I have known this person whose known for her un-nice and unfriendly attitude for two years.

Selama dua tahun saya tidak pernah menganggapnya sebagai orang yang menyebalkan sekali pun berkali-kali fakta menunjukkan bahwa dia memang menyebalkan.

For two years I have never thought her as a bad-ass person though fact shows that she has many times been acted like a bitch.

Selama dua tahun itu pula saya berusaha untuk tetap bersikap positif kepadanya.

For those two years too I tried to be positive toward her.

Dan selama mengikuti Leadership Camp ini saya tetap bersikap demikian kepadanya.

And during this Leadership Camp I behaved that way to her.

Tapi sikapnya acuh kepada saya sampai saya bertanya-tanya ada apa dalam sikap, perbuatan atau diri saya yang membuat dia bersikap demikian pada orang yang selama dua tahun ini boleh dikatakan hampir selalu bersikap positif kepadanya.

But she was ignorance to me that I wondered what have I done or was it something in me or my attitude or my appearance that made her acted that way to me, someone who most of the time have showed her positive attitude.
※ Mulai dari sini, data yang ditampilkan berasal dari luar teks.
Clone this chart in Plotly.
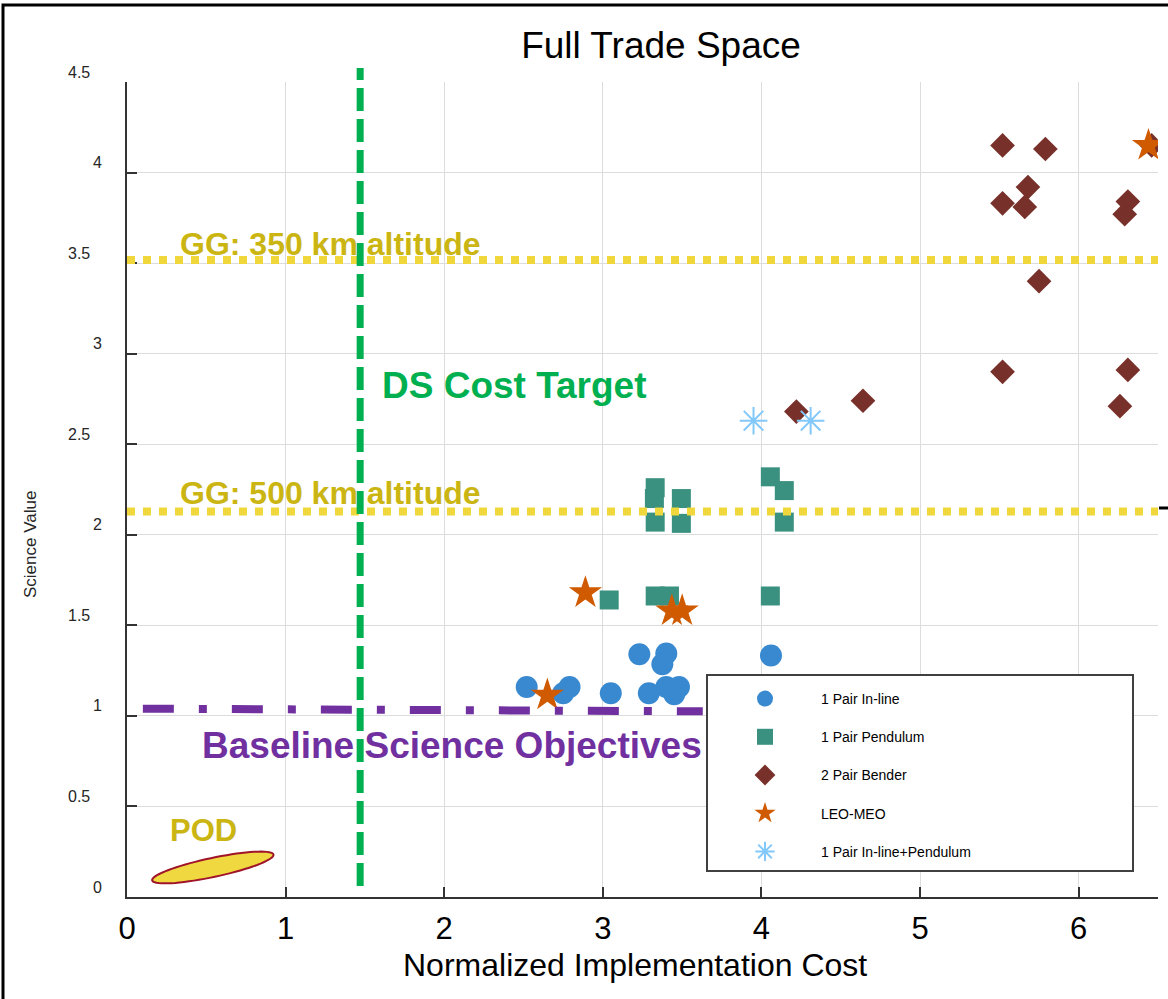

“Jangan pedulikan orang kayak gitu” kata Andre ketika saya mendiskusikan hal ini dengannya “ga ada gunanya. Kalau memang bangsat, ya, tetap bangsat mau gimana pun baiknya kamu ke dia”
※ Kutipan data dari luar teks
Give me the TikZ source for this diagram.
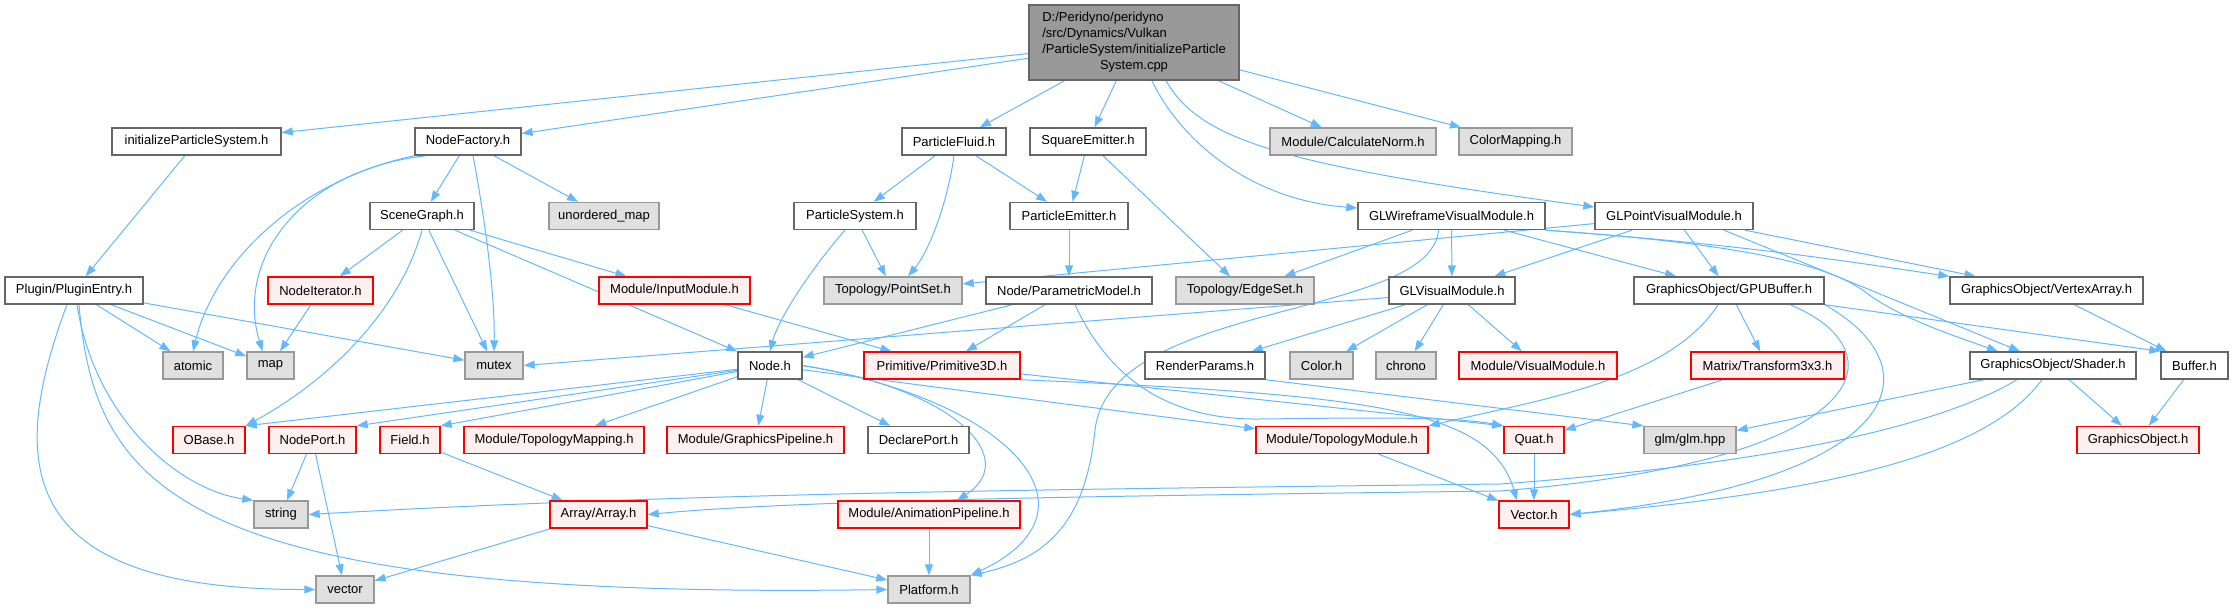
\documentclass[tikz,border=0pt]{standalone}
\usepackage{fontspec}
\setmainfont{Liberation Sans}
\usepackage{tikz}
\usetikzlibrary{arrows.meta, backgrounds, calc}
\usepackage{xcolor}
\definecolor{colEdge}{RGB}{99,184,255}
\definecolor{colBorder}{RGB}{102,102,102}
\definecolor{colMain}{RGB}{153,153,153}
\definecolor{colSys}{RGB}{224,224,224}
\definecolor{colSysBorder}{RGB}{153,153,153}
\definecolor{colMissing}{RGB}{255,240,240}
\definecolor{colMissingBorder}{RGB}{255,0,0}
\tikzset{
    file/.style={rectangle, line width=1.4pt, minimum height=27pt, inner sep=2pt,
        font=\fontsize{13}{16}\selectfont},
    hdr/.style={file, draw=colBorder, fill=white},
    sys/.style={file, draw=colSysBorder, fill=colSys},
    missing/.style={file, draw=colMissingBorder, fill=colMissing},
    mainfile/.style={file, draw=colBorder, fill=colMain},
    arrow/.style={-{Triangle[length=11pt, width=8pt]}, draw=colEdge, line width=1pt}
}

\begin{document}
\begin{tikzpicture}[x=1pt, y=-1pt]
    \useasboundingbox (0,0) rectangle (2233,608);

    \node[mainfile, minimum width=210pt, minimum height=75pt] (main) at (1134,42.5)
        {\begin{tabular}{@{}l@{}}D:/Peridyno/peridyno\\/src/Dynamics/Vulkan\\/ParticleSystem/initializeParticle\\\multicolumn{1}{@{}c@{}}{System.cpp}\end{tabular}};

    \node[hdr, minimum width=169pt] (initps) at (196.5,141.5) {initializeParticleSystem.h};
    \node[hdr, minimum width=106pt] (nfactory) at (468,141.5) {NodeFactory.h};
    \node[hdr, minimum width=104pt] (pfluid) at (954,141.5) {ParticleFluid.h};
    \node[hdr, minimum width=116pt] (sqemit) at (1088,141.5) {SquareEmitter.h};
    \node[sys, minimum width=166pt] (calcnorm) at (1353,141.5) {Module/CalculateNorm.h};
    \node[sys, minimum width=113pt] (colmap) at (1515.5,141.5) {ColorMapping.h};

    \node[hdr, minimum width=104pt] (sgraph) at (422,216) {SceneGraph.h};
    \node[sys, minimum width=110pt] (umap) at (604,216) {unordered\_map};
    \node[hdr, minimum width=122pt] (psystem) at (855,216) {ParticleSystem.h};
    \node[hdr, minimum width=118pt] (pemit) at (1069,216) {ParticleEmitter.h};
    \node[hdr, minimum width=187pt] (glwire) at (1451.5,216) {GLWireframeVisualModule.h};
    \node[hdr, minimum width=158pt] (glpoint) at (1674,216) {GLPointVisualModule.h};

    \node[hdr, minimum width=138pt] (plugin) at (74,290.5) {Plugin/PluginEntry.h};
    \node[missing, minimum width=105pt] (nodeit) at (320.5,290.5) {NodeIterator.h};
    \node[missing, minimum width=151pt] (inputmod) at (674.5,290.5) {Module/InputModule.h};
    \node[sys, minimum width=138pt] (pointset) at (893,290.5) {Topology/PointSet.h};
    \node[hdr, minimum width=166pt] (parmodel) at (1069,290.5) {Node/ParametricModel.h};
    \node[sys, minimum width=138pt] (edgeset) at (1245,290.5) {Topology/EdgeSet.h};
    \node[hdr, minimum width=126pt] (glvis) at (1452,290.5) {GLVisualModule.h};
    \node[hdr, minimum width=190pt] (gpubuf) at (1729,290.5) {GraphicsObject/GPUBuffer.h};
    \node[hdr, minimum width=193pt] (vertarr) at (2046.5,290.5) {GraphicsObject/VertexArray.h};

    \node[sys, minimum width=60pt] (stdatomic) at (193,365.5) {atomic};
    \node[sys, minimum width=47pt] (stdmap) at (270.5,365.5) {map};
    \node[sys, minimum width=58pt] (stdmutex) at (494,365.5) {mutex};
    \node[hdr, minimum width=64pt] (nodeh) at (770,365.5) {Node.h};
    \node[missing, minimum width=156pt] (prim3d) at (942,365.5) {Primitive/Primitive3D.h};
    \node[hdr, minimum width=120pt] (rparams) at (1205,365.5) {RenderParams.h};
    \node[sys, minimum width=63pt] (colorh) at (1321.5,365.5) {Color.h};
    \node[sys, minimum width=60pt] (stdchrono) at (1406,365.5) {chrono};
    \node[missing, minimum width=158pt] (vismod) at (1538,365.5) {Module/VisualModule.h};
    \node[missing, minimum width=153pt] (transf) at (1767.5,365.5) {Matrix/Transform3x3.h};
    \node[hdr, minimum width=166pt] (shader) at (2053,365.5) {GraphicsObject/Shader.h};
    \node[hdr, minimum width=67pt] (buffer) at (2194.5,365.5) {Buffer.h};

    \node[missing, minimum width=72pt] (obase) at (209,440) {OBase.h};
    \node[missing, minimum width=87pt] (nodeport) at (312.5,440) {NodePort.h};
    \node[missing, minimum width=60pt] (field) at (410,440) {Field.h};
    \node[missing, minimum width=180pt] (topomap) at (554,440) {Module/TopologyMapping.h};
    \node[missing, minimum width=177pt] (gfxpipe) at (755.5,440) {Module/GraphicsPipeline.h};
    \node[hdr, minimum width=101pt] (declport) at (918.5,440) {DeclarePort.h};
    \node[missing, minimum width=172pt] (topomod) at (1342,440) {Module/TopologyModule.h};
    \node[missing, minimum width=60pt] (quat) at (1534,440) {Quat.h};
    \node[sys, minimum width=92pt] (glm) at (1690,440) {glm/glm.hpp};
    \node[missing, minimum width=122pt] (gfxobj) at (2138,440) {GraphicsObject.h};

    \node[sys, minimum width=54pt] (stdstring) at (281,514.5) {string};
    \node[missing, minimum width=97pt] (array) at (598.5,514.5) {Array/Array.h};
    \node[missing, minimum width=182pt] (animpipe) at (929,514.5) {Module/AnimationPipeline.h};
    \node[missing, minimum width=70pt] (vectorh) at (1534,514.5) {Vector.h};

    \node[sys, minimum width=58pt] (stdvector) at (345,589.5) {vector};
    \node[sys, minimum width=82pt] (platform) at (929,589.5) {Platform.h};

    \begin{scope}[on background layer]
    \draw[arrow] (main) -- (initps);
    \draw[arrow] (main) -- (nfactory);
    \draw[arrow] (main) -- (pfluid);
    \draw[arrow] (main) -- (sqemit);
    \draw[arrow] (main) -- (calcnorm);
    \draw[arrow] (main) -- (colmap);
    \draw[arrow] ($(main.south)+(18,0)$) .. controls (1180,140) and (1250,200) .. ($(glwire.west)+(0,-8)$);
    \draw[arrow] ($(main.south)+(32,0)$) .. controls (1200,140) and (1280,165) .. ($(glpoint.west)+(0,-9)$);
    \draw[arrow] (initps) -- (plugin);

    \draw[arrow] (nfactory.south west) .. controls (300,180) and (215,260) .. (stdatomic.north);
    \draw[arrow] ($(nfactory.south west)+(12,0)$) .. controls (300,170) and (235,260) .. ($(stdmap.north)+(-8,0)$);
    \draw[arrow] (nfactory) -- (sgraph);
    \draw[arrow] ($(nfactory.south)+(5,0)$) .. controls (487,230) and (495,300) .. (stdmutex.north);
    \draw[arrow] (nfactory) -- (umap);

    \draw[arrow] (sgraph) -- (nodeit);
    \draw[arrow] (sgraph.south) .. controls (400,310) and (330,380) .. (obase.north east);
    \draw[arrow] (sgraph) -- (stdmutex);
    \draw[arrow] (sgraph) -- (nodeh);
    \draw[arrow] (sgraph) -- (inputmod);
    \draw[arrow] (nodeit) -- (stdmap);
    \draw[arrow] (inputmod) -- (prim3d);

    \draw[arrow] (plugin) -- (stdatomic);
    \draw[arrow] (plugin) -- (stdmap);
    \draw[arrow] (plugin) -- (stdmutex);
    \draw[arrow] ($(plugin.south)+(3,0)$) .. controls (95,420) and (180,490) .. (stdstring.north west);
    \draw[arrow] ($(plugin.south)+(-7,0)$) .. controls (5,470) and (20,590) .. (stdvector.west);
    \draw[arrow] ($(plugin.south)+(5,0)$) .. controls (95,490) and (180,600) .. (platform.west);

    \draw[arrow] (pfluid) -- (psystem);
    \draw[arrow] (pfluid.south) .. controls (948,200) and (930,250) .. ($(pointset.north)+(15,0)$);
    \draw[arrow] (pfluid) -- (pemit);
    \draw[arrow] (sqemit) -- (pemit);
    \draw[arrow] (sqemit) -- (edgeset);
    \draw[arrow] (psystem) -- (pointset);
    \draw[arrow] ($(psystem.south)+(-10,0)$) .. controls (810,270) and (778,320) .. (nodeh.north);
    \draw[arrow] (pemit) -- (parmodel);
    \draw[arrow] (parmodel) -- (nodeh);
    \draw[arrow] (parmodel) -- (prim3d);
    \draw[arrow] ($(parmodel.south)+(6,0)$) .. controls (1110,380) and (1170,420) .. (1260,419) .. controls (1350,418) and (1450,416) .. (quat.north west);

    \draw[arrow] (glwire) -- (edgeset);
    \draw[arrow] ($(glwire.south)+(-13,0)$) .. controls (1430,320) and (1110,300) .. (1095,430) .. controls (1085,530) and (1040,560) .. (platform.north east);
    \draw[arrow] (glwire) -- (glvis);
    \draw[arrow] (glwire) -- (gpubuf);
    \draw[arrow] (glwire.south east) .. controls (1750,245) and (1850,262) .. (vertarr.north west);
    \draw[arrow] (glwire.south east) .. controls (1760,245) and (1835,268) .. (1868,294) .. controls (1900,318) and (1960,338) .. ($(shader.north)+(-55,0)$);

    \draw[arrow] (glpoint) -- (pointset);
    \draw[arrow] (glpoint) -- (glvis);
    \draw[arrow] (glpoint) -- (gpubuf);
    \draw[arrow] (glpoint) -- (vertarr);
    \draw[arrow] ($(glpoint.south)+(50,0)$) -- ($(shader.north)+(-33,0)$);

    \draw[arrow] ($(glvis.west)+(0,7)$) -- (stdmutex.east);
    \draw[arrow] (glvis) -- (rparams);
    \draw[arrow] (glvis) -- (colorh);
    \draw[arrow] (glvis) -- (stdchrono);
    \draw[arrow] (glvis) -- (vismod);

    \draw[arrow] ($(gpubuf.south)+(-11,0)$) .. controls (1670,380) and (1540,400) .. (topomod.north east);
    \draw[arrow] (gpubuf) -- (transf);
    \draw[arrow] ($(gpubuf.south)+(61,0)$) .. controls (1900,350) and (1880,460) .. (1500,491) .. controls (1100,496) and (800,500) .. (array.east);
    \draw[arrow] (gpubuf.south east) .. controls (1940,370) and (1900,480) .. (vectorh.east);
    \draw[arrow] (gpubuf.south east) -- (buffer.north west);

    \draw[arrow] (shader) -- (glm);
    \draw[arrow] ($(shader.south)+(-36,0)$) .. controls (1950,420) and (1800,462) .. (1500,484) .. controls (1100,489) and (700,492) .. (stdstring.east);
    \draw[arrow] ($(shader.south)+(-11,0)$) .. controls (1990,450) and (1850,490) .. (vectorh.east);
    \draw[arrow] (shader) -- (gfxobj);
    \draw[arrow] (vertarr) -- (buffer);
    \draw[arrow] (buffer) -- (gfxobj);
    \draw[arrow] (transf) -- (quat);
    \draw[arrow] (rparams.south east) -- (glm.north west);

    \draw[arrow] (nodeh) -- (obase.north east);
    \draw[arrow] (nodeh) -- (nodeport.north east);
    \draw[arrow] (nodeh) -- (field.north east);
    \draw[arrow] (nodeh) -- (topomap);
    \draw[arrow] (nodeh) -- (gfxpipe);
    \draw[arrow] (nodeh) -- (declport);
    \draw[arrow] (nodeh) -- (topomod);
    \draw[arrow] (nodeh.east) .. controls (960,390) and (1020,460) .. ($(animpipe.north)+(28,0)$);
    \draw[arrow] (nodeh.east) .. controls (1010,400) and (1110,510) .. (platform.north east);

    \draw[arrow] (prim3d) -- (quat.north west);
    \draw[arrow] (prim3d.south east) .. controls (1380,395) and (1490,410) .. ($(vectorh.north)+(-17,0)$);
    \draw[arrow] (topomod) -- (vectorh);
    \draw[arrow] (quat) -- (vectorh);
    \draw[arrow] (field) -- (array);
    \draw[arrow] (nodeport) -- (stdstring);
    \draw[arrow] (nodeport) -- (stdvector);
    \draw[arrow] (array) -- (stdvector);
    \draw[arrow] (array) -- (platform);
    \draw[arrow] (animpipe) -- (platform);
    \end{scope}

\end{tikzpicture}
\end{document}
“Just ignore her” said Andre when I discussed this matter with him “It’s pointless, anyway. Once a bitch, remains a bitch no matter how nice you are to her”
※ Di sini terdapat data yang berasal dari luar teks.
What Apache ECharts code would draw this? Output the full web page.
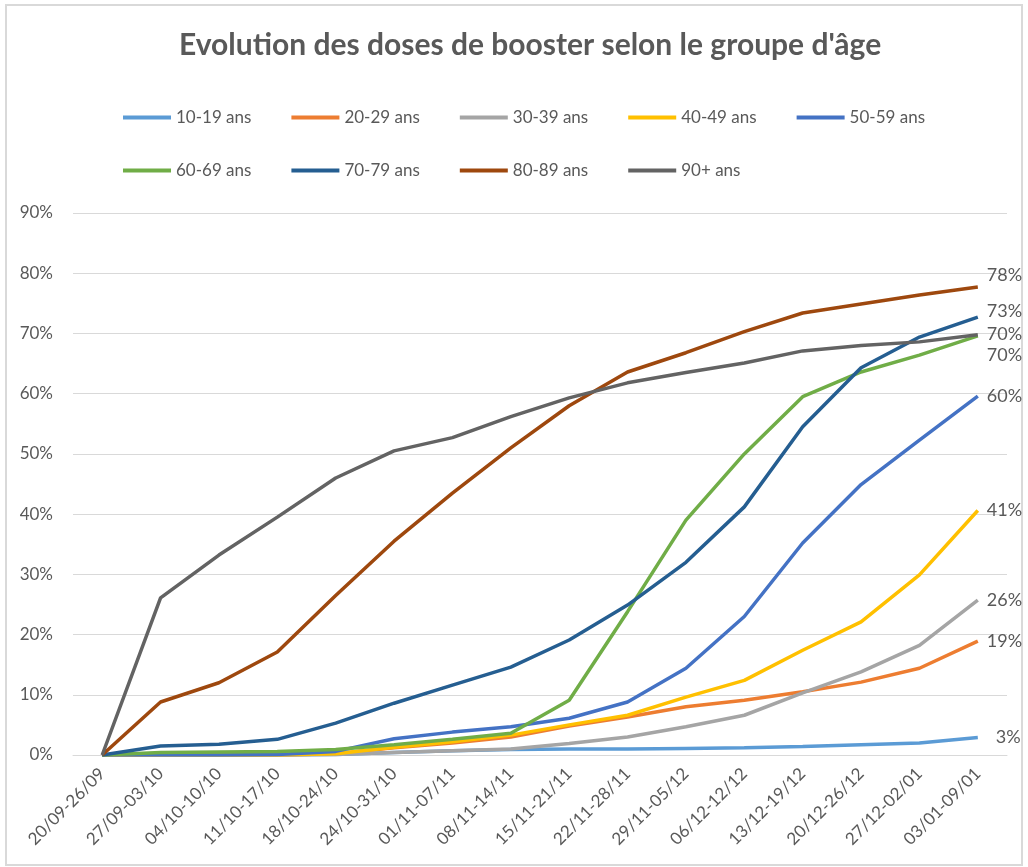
<!DOCTYPE html>
<html>
<head>
<meta charset="utf-8">
<script src="https://cdn.jsdelivr.net/npm/echarts@6/dist/echarts.min.js"></script>
<style>
  html, body { margin: 0; padding: 0; background: #fff; }
  #main { width: 1028px; height: 867px; }
</style>
</head>
<body>
<div id="main"></div>
<script>
// semaines
var weeks = ['20/09-26/09','27/09-03/10','04/10-10/10','11/10-17/10','18/10-24/10','24/10-31/10',
  '01/11-07/11','08/11-14/11','15/11-21/11','22/11-28/11','29/11-05/12','06/12-12/12',
  '13/12-19/12','20/12-26/12','27/12-02/01','03/01-09/01'];

// % booster par groupe d'âge
var ans10_19 = [0, 0, 0, 0, 0.1, 0.4, 0.7, 0.9, 1.0, 1.0, 1.1, 1.2, 1.4, 1.7, 2.0, 2.9];
var ans20_29 = [0, 0, 0, 0, 0.2, 1.2, 2.0, 3.0, 4.8, 6.3, 8.0, 9.1, 10.5, 12.1, 14.4, 18.9];
var ans30_39 = [0, 0, 0, 0, 0.1, 0.4, 0.7, 1.0, 1.9, 3.0, 4.7, 6.6, 10.3, 13.8, 18.2, 25.7];
var ans40_49 = [0, 0, 0, 0, 0.2, 1.3, 2.2, 3.3, 5.0, 6.6, 9.6, 12.4, 17.4, 22.1, 29.9, 40.6];
var ans50_59 = [0, 0, 0, 0.1, 0.6, 2.7, 3.8, 4.7, 6.1, 8.8, 14.4, 23.0, 35.2, 44.9, 52.3, 59.6];
var ans60_69 = [0, 0.4, 0.5, 0.6, 0.9, 1.7, 2.6, 3.6, 9.1, 23.8, 39.0, 50.0, 59.5, 63.6, 66.4, 69.6];
var ans70_79 = [0, 1.5, 1.8, 2.6, 5.3, 8.6, 11.6, 14.6, 19.1, 24.9, 32.0, 41.2, 54.5, 64.3, 69.4, 72.7];
var ans80_89 = [0, 8.8, 12.0, 17.1, 26.5, 35.5, 43.5, 51.0, 58.0, 63.6, 66.8, 70.3, 73.4, 74.9, 76.4, 77.7];
var ans90 = [0, 26.1, 33.2, 39.5, 46.0, 50.5, 52.7, 56.2, 59.3, 61.8, 63.5, 65.1, 67.1, 68.0, 68.6, 69.8];

var yTicks = { min: 0, max: 90, interval: 10 };

var txt = '#595959';
var font = 'Lato, "Open Sans", sans-serif';

var groupes = [
  { name: '10-19 ans', data: ans10_19, color: '#5B9BD5', off: [9, 0] },
  { name: '20-29 ans', data: ans20_29, color: '#ED7D31', off: [0, 0] },
  { name: '30-39 ans', data: ans30_39, color: '#A5A5A5', off: [0, 0] },
  { name: '40-49 ans', data: ans40_49, color: '#FFC000', off: [0, 0] },
  { name: '50-59 ans', data: ans50_59, color: '#4472C4', off: [0, 0] },
  { name: '60-69 ans', data: ans60_69, color: '#70AD47', off: [0, 19] },
  { name: '70-79 ans', data: ans70_79, color: '#255E91', off: [0, -6] },
  { name: '80-89 ans', data: ans80_89, color: '#9E480E', off: [0, -12] },
  { name: '90+ ans', data: ans90, color: '#636363', off: [0, 0] }
];

var series = groupes.map(function (g) {
  return {
    name: g.name,
    type: 'line',
    data: g.data,
    symbol: 'none',
    color: g.color,
    lineStyle: { width: 3.5, color: g.color },
    endLabel: {
      show: true,
      distance: 9,
      offset: g.off,
      color: txt,
      fontFamily: font,
      fontSize: 18,
      formatter: function (p) { return Math.round(p.value) + '%'; }
    }
  };
});

var legendBase = {
  left: 118,
  orient: 'horizontal',
  icon: 'rect',
  itemWidth: 48,
  itemHeight: 4,
  itemGap: 40,
  textStyle: { color: txt, fontFamily: font, fontSize: 17 }
};

var myChart = echarts.init(document.getElementById('main'));
var option = {
  backgroundColor: '#fff',
  animation: false,
  title: {
    text: "Evolution des doses de booster selon le groupe d'âge",
    left: 174,
    top: 25,
    textStyle: { color: txt, fontFamily: font, fontSize: 30, fontWeight: 'bold' }
  },
  legend: [
    Object.assign({}, legendBase, { top: 104, data: groupes.slice(0, 5).map(function (g) { return g.name; }) }),
    Object.assign({}, legendBase, { top: 157, data: groupes.slice(5).map(function (g) { return g.name; }) })
  ],
  grid: { left: 73, right: 21, top: 213, bottom: 112 },
  xAxis: {
    type: 'category',
    data: weeks,
    boundaryGap: true,
    axisLine: { lineStyle: { color: '#D9D9D9' } },
    axisTick: { show: false },
    axisLabel: { rotate: 45, margin: 16, color: txt, fontFamily: font, fontSize: 17, interval: 0 }
  },
  yAxis: {
    type: 'value',
    min: yTicks.min,
    max: yTicks.max,
    interval: yTicks.interval,
    axisLine: { show: false },
    axisTick: { show: false },
    splitLine: { lineStyle: { color: '#D9D9D9' } },
    axisLabel: { margin: 20, color: txt, fontFamily: font, fontSize: 17, formatter: '{value}%' }
  },
  graphic: [{
    type: 'rect',
    shape: { x: 6, y: 5, width: 1016, height: 860 },
    style: { fill: 'none', stroke: '#D9D9D9', lineWidth: 2 },
    silent: true
  }],
  series: series
};

myChart.setOption(option);
</script>
</body>
</html>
Ya, saya tahu metode saya memang tidak selalu membawa perubahan seperti yang terjadi pada mantan murid saya itu.

Yes, I am well aware that my method is not always worked well like in the case of my former student.

Tapi saya tetap merasa sedih memikirkan bahwa seseorang telah menyia-nyiakan kesempatan untuk membuatnya berubah menjadi seorang yang lebih baik.

But it saddened me to think that someone has wasted a chance to make her/himself into a better person.

Bukankah amat sangat menyedihkan bila orang berpikir, berkata atau berpendapat ‘seorang bangsat adalah seorang bangsat’ tentang diri anda?

Isn’t it so heartbreaking when people think, say or conclude ‘once a bitch remains a bitch’ about you?